The theme of this talk was prompted by an exchange I recently had with an American artist, who, having answered positively my question regarding whether she also wrote, immediately qualified her admission by saying: “But I’m not a good writer.” The disclaimer did not surprise me as there are many examples of artists who, on the one hand, openly acknowledge they feel an irresistible urge to write and, at the same time, admit they often experience unease, self-doubt, even impropriety or shame, feeling like trespassers on premises reserved for writers. And yet, the history of artists’ writings is long and rich—in fact richer than one might think based solely on who and what gets published or publicized. The spectrum ranges from those who enthusiastically and confidently, and sometimes audaciously, embrace writing as their second, but by no means secondary, profession to those who not only are much more ambivalent about their writing skills but, perhaps more importantly, are also doubtful about the legitimacy, purposefulness and efficacy of their literary efforts. One thus has to pose the question: Why write at all (if you can paint)?

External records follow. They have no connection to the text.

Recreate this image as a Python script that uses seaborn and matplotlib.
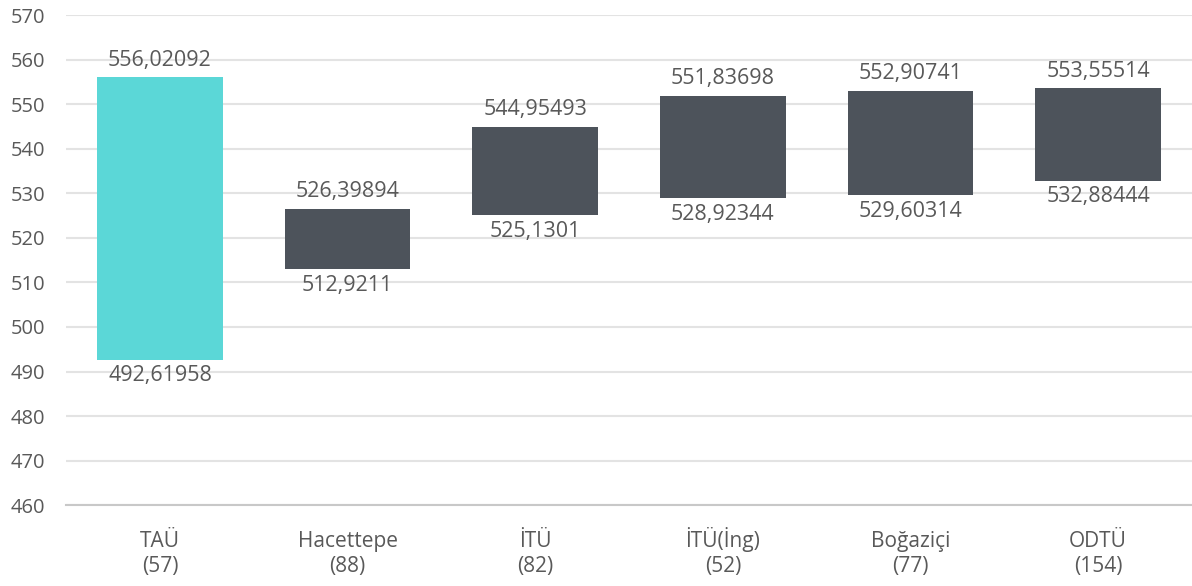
import matplotlib
matplotlib.use("Agg")
import matplotlib.pyplot as plt
import seaborn as sns
import pandas as pd

universities = ["TAÜ", "Hacettepe", "İTÜ", "İTÜ(İng)", "Boğaziçi", "ODTÜ"]
counts = ["(57)", "(88)", "(82)", "(52)", "(77)", "(154)"]
low_values = [492.61958, 512.9211, 525.1301, 528.92344, 529.60314, 532.88444]
high_values = [556.02092, 526.39894, 544.95493, 551.83698, 552.90741, 553.55514]
low_labels = ["492,61958", "512,9211", "525,1301", "528,92344", "529,60314", "532,88444"]
high_labels = ["556,02092", "526,39894", "544,95493", "551,83698", "552,90741", "553,55514"]
bar_colors = ["#5BD7D7", "#4D535B", "#4D535B", "#4D535B", "#4D535B", "#4D535B"]

sns.set_theme(style="white")
plt.rcParams['font.family'] = ['Open Sans', 'DejaVu Sans']

df = pd.DataFrame({
    "uni": universities,
    "low": low_values,
    "high": high_values,
})
df["span"] = df["high"] - df["low"]

fig = plt.figure(figsize=(11.92, 5.86), dpi=100)
ax = fig.add_axes([0.0555, 0.138, 0.9445, 0.836])

sns.barplot(data=df, x="uni", y="span", order=universities, color=bar_colors[1],
            bottom=df["low"].values, width=0.67, ax=ax, saturation=1, linewidth=0)
for patch, c in zip(ax.patches, bar_colors):
    patch.set_facecolor(c)

txt = "#595959"
for i, (lo, hi) in enumerate(zip(low_values, high_values)):
    ax.annotate(high_labels[i], (i, hi), xytext=(0, 5), textcoords="offset points",
                ha="center", va="bottom", fontsize=15.5, color=txt)
    ax.annotate(low_labels[i], (i, lo), xytext=(0, -4), textcoords="offset points",
                ha="center", va="top", fontsize=15.5, color=txt)

ax.set_ylim(460, 570)
ax.set_xlim(-0.5, 5.5)
ax.set_yticks(range(460, 571, 10))
ax.yaxis.grid(True, color="#E3E3E3", linewidth=1.5)
ax.set_axisbelow(True)
for s in ["top", "right", "left"]:
    ax.spines[s].set_visible(False)
ax.spines["bottom"].set_color("#C8C8C8")
ax.spines["bottom"].set_linewidth(1.5)
ax.set_xlabel("")
ax.set_ylabel("")
ax.tick_params(axis="y", length=0, labelsize=14.5, labelcolor=txt, pad=15)
ax.tick_params(axis="x", length=0)
ax.set_xticks(range(len(universities)))
ax.set_xticklabels([])

xform = ax.get_xaxis_transform()
for i, (name, cnt) in enumerate(zip(universities, counts)):
    ax.annotate(name, (i, 0), xycoords=xform, xytext=(0, -30), textcoords="offset points",
                ha="center", va="baseline", fontsize=15, color=txt)
    ax.annotate(cnt, (i, 0), xycoords=xform, xytext=(0, -48.5), textcoords="offset points",
                ha="center", va="baseline", fontsize=15, color=txt)

fig.savefig("out.png", dpi=100)
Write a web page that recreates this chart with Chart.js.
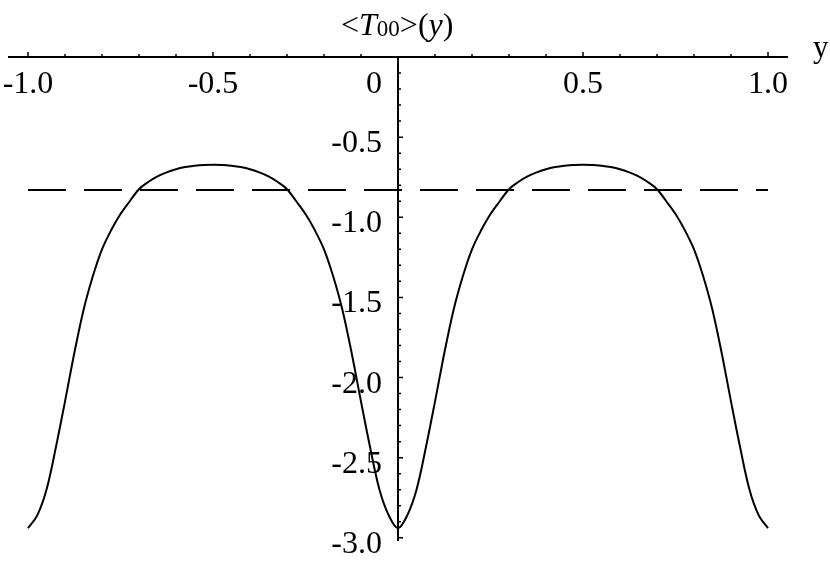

In this talk I will cite a number of American artists whose texts offer clues about their motivations and goals as writers. My main point regarding the evolution of artists’ and critics’ ideas about the relation between the plastic arts and literature is that poetry played a key role in the course of the development of avant-garde art because for many leading modernists it provided a way to overcome the historical split between thought and feeling.

Who?

Edyta Frelik is assistant professor in the Department of British and American Studies at Maria Curie-Skłodowska University in Lublin, Poland. She teaches American art, history, popular culture, mass media, and film. Her essay “Ad Reinhardt: Painter-as-Writer” won the 2013 Terra Foundation for American Art International Essay Prize. As part of the award, she lectured at the Archives of American Art (operated by the Smithsonian Institution in Washington, D.C.) and her prize-winning essay was published in the Fall 2014 issue of the Smithsonian journal American Art. She was also invited by art critic and historian Barbara Rose to contribute an essay on Ad Reinhardt to the special Reinhardt issue of the magazine The Brooklyn Rail celebrating the artists centenary in 2013. In 2015, in collaboration with professor Jerzy Kutnik, her academic mentor, she organized “Wordstruck: American Artists as Readers, Writers and Literati,” an international conference made possible by a major grant from the Terra Foundation for American Art. In 2019 she was invited to contribute to a catalogue accompanying the first European retrospective exhibition of Marsden Hartley’s work at the Louisiana Museum of Modern Art in Denmark. She is the author of Painter’s Word: Thomas Hart Benton, Marsden Hartley, and Ad Reinhardt as Writers (Peter Lang 2016) and Kiedy malarz pisze (jak się patrzy). Wstęp do badań nad pisarstwem artystów (UMCS Press 2021). Her current research focuses on the persistence of anti-intellectualism in American public discourse, especially as related to the perception (including self-perception) and status of artists in the United States from the early 20th century to the present. She is the recipient of the 2021 NCN Miniatura5 grant funding for her project “Intellectualism and Anti-intellectualism in American Modernists’ Statements and Writings.”